James Bond star Colin Salmon said he felt as if he was “slipping away” after contracting coronavirus on New Year’s Eve.
The actor’s entire family – his wife Fiona Hawthorne and their four children – fell ill with the virus and he was admitted to hospital for treatment.
The 58-year-old, best known for playing MI6 deputy chief of staff Charles Robinson in three Bond films, credited the work of doctors with saving his life.
He told Hello! magazine: “I felt as if I was slipping away. If I hadn’t gone to hospital, I wouldn’t be here now.”
Painter and illustrator Hawthorne also revealed how she was diagnosed with a rare lung condition, interstitial lung disease, two years ago, leading her to use an oxygen tank.
Doctors warned her that her condition made her more vulnerable to Covid-19.
She said: “I felt flattened and had a thumping headache.
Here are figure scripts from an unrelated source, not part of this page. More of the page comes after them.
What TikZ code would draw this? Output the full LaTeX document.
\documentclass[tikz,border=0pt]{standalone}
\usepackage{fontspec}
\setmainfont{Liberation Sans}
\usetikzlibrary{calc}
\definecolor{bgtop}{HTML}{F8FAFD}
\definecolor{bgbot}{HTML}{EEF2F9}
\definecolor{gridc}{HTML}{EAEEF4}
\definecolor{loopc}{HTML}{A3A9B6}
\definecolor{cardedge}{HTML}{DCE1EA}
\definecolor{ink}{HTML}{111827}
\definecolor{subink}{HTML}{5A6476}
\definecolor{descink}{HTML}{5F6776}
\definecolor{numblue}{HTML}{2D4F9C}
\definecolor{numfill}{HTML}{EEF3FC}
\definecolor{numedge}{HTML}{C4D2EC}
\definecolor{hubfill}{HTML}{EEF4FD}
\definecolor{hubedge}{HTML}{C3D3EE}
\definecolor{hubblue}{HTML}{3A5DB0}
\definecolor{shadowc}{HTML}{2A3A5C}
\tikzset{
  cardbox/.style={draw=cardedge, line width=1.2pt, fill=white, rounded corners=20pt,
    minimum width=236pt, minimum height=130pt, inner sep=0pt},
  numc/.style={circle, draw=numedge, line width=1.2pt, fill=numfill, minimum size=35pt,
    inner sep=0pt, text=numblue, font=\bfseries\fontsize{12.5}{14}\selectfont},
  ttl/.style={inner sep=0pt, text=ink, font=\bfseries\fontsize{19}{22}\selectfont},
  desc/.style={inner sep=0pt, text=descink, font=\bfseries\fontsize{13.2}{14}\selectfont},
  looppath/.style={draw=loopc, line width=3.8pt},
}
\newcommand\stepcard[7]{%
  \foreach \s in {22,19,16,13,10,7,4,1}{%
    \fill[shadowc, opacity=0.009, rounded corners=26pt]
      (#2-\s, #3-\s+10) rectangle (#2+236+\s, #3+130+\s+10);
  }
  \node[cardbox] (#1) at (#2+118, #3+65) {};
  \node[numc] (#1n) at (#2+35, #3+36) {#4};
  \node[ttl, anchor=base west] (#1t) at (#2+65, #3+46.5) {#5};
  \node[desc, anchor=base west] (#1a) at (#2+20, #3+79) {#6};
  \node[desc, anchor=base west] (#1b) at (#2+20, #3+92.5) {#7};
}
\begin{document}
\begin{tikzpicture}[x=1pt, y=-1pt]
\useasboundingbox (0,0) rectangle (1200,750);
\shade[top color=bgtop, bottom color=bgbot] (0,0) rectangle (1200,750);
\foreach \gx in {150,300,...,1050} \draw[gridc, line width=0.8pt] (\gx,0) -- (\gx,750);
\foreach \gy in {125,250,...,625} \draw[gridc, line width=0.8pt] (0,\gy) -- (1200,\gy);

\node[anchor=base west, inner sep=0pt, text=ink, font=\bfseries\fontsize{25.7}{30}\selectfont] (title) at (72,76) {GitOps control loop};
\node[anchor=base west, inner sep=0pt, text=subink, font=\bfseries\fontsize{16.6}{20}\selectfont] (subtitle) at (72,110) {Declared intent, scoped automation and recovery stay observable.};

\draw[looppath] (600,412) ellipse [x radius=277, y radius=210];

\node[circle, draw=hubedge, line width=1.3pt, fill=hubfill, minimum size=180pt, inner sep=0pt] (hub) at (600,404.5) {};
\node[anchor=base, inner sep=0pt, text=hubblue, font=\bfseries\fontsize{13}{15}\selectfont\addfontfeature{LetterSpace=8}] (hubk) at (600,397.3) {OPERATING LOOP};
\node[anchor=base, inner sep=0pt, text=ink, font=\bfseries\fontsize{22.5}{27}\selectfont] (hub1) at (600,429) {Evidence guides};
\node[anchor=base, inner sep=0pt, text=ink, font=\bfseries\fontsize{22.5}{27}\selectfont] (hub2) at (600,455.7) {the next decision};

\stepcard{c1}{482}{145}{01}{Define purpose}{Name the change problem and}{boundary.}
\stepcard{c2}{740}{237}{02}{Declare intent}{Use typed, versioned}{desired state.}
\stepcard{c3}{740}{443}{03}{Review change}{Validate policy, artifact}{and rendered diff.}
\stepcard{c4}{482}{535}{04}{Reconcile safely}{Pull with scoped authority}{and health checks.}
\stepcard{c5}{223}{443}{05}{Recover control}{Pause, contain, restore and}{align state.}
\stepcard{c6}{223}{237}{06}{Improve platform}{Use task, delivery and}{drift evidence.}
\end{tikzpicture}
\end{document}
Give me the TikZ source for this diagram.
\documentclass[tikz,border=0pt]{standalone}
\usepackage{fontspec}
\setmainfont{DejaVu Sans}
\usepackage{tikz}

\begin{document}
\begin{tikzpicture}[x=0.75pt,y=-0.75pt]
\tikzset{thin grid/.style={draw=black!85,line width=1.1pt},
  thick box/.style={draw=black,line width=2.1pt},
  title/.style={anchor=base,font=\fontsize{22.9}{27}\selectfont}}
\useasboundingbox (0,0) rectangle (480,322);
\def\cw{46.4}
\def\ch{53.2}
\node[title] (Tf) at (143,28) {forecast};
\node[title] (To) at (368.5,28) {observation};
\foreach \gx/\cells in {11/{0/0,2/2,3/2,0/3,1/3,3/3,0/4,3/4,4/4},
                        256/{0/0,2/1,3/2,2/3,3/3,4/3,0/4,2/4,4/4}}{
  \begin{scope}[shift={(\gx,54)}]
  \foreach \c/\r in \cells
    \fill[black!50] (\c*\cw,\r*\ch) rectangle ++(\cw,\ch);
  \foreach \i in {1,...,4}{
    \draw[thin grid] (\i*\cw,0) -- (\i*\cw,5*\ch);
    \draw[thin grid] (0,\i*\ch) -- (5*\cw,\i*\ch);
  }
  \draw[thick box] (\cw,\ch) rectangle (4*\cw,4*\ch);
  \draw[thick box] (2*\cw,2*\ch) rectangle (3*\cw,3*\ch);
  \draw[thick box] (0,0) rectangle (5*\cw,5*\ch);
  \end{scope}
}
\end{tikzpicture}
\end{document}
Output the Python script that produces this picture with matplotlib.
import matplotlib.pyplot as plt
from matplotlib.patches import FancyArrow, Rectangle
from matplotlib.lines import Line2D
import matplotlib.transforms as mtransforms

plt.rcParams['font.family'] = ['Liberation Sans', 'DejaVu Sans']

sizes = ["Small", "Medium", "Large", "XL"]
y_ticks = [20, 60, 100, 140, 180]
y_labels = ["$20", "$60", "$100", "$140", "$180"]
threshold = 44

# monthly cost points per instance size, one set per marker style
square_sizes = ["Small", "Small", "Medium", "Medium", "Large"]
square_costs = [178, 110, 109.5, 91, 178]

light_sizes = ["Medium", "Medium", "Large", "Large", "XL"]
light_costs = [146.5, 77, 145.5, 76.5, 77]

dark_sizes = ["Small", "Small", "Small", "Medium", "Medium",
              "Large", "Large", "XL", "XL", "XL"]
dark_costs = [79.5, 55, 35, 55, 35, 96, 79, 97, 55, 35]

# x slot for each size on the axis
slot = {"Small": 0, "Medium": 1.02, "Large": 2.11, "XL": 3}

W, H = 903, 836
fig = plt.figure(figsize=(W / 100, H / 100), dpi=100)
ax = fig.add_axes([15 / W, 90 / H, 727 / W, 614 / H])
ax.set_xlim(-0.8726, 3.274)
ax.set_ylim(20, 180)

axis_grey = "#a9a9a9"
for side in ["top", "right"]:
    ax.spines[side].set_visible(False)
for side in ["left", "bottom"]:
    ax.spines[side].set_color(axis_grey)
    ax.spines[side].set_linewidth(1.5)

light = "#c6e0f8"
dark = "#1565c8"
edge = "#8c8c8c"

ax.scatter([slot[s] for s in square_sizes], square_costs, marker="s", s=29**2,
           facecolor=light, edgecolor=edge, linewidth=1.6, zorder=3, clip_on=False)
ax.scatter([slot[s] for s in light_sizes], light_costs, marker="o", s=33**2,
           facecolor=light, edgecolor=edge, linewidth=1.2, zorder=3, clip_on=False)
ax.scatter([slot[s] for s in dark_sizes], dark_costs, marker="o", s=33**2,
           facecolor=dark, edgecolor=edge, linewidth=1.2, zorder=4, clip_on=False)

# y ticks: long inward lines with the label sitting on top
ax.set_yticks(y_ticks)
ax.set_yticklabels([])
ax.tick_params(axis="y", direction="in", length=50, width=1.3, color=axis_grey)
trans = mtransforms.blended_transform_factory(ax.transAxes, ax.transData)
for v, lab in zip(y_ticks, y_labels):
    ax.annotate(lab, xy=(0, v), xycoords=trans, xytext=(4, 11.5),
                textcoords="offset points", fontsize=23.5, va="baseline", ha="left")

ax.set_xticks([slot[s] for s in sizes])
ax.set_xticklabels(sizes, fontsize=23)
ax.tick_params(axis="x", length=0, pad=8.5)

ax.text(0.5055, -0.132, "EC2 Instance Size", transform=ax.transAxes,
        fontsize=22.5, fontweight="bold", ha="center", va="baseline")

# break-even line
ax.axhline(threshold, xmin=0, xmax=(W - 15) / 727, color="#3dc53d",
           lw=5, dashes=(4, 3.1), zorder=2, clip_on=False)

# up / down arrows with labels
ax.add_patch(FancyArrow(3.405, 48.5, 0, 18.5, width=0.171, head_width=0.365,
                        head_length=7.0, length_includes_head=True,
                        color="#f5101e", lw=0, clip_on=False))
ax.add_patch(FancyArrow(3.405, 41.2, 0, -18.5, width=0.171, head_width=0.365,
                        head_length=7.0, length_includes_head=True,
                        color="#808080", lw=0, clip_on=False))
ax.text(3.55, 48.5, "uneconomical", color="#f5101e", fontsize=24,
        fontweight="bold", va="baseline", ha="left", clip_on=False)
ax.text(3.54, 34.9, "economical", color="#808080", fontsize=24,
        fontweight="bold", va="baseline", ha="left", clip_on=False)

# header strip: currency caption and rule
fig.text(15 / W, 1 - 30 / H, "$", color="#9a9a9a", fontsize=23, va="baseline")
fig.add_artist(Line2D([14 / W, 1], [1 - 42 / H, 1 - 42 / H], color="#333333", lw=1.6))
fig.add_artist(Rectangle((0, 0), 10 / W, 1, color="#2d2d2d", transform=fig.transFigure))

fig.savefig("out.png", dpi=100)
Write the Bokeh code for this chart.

Although it exacerbated my condition, I came through it.
“I’m finding ways to live with it positively. I don’t want my illness to define me.”
Hawthorne is publishing two books featuring artworks based on her time living in Hong Kong – a children’s picture book called The Extraordinary Amazing Unbelievable Incredible Walled City Of Kowloon and a hard-back coffee table book titled Drawing On The Inside: Kowloon Walled City 1985.
She said of the projects: “For me and the people who lived there it wasn’t the awful place it is often portrayed as.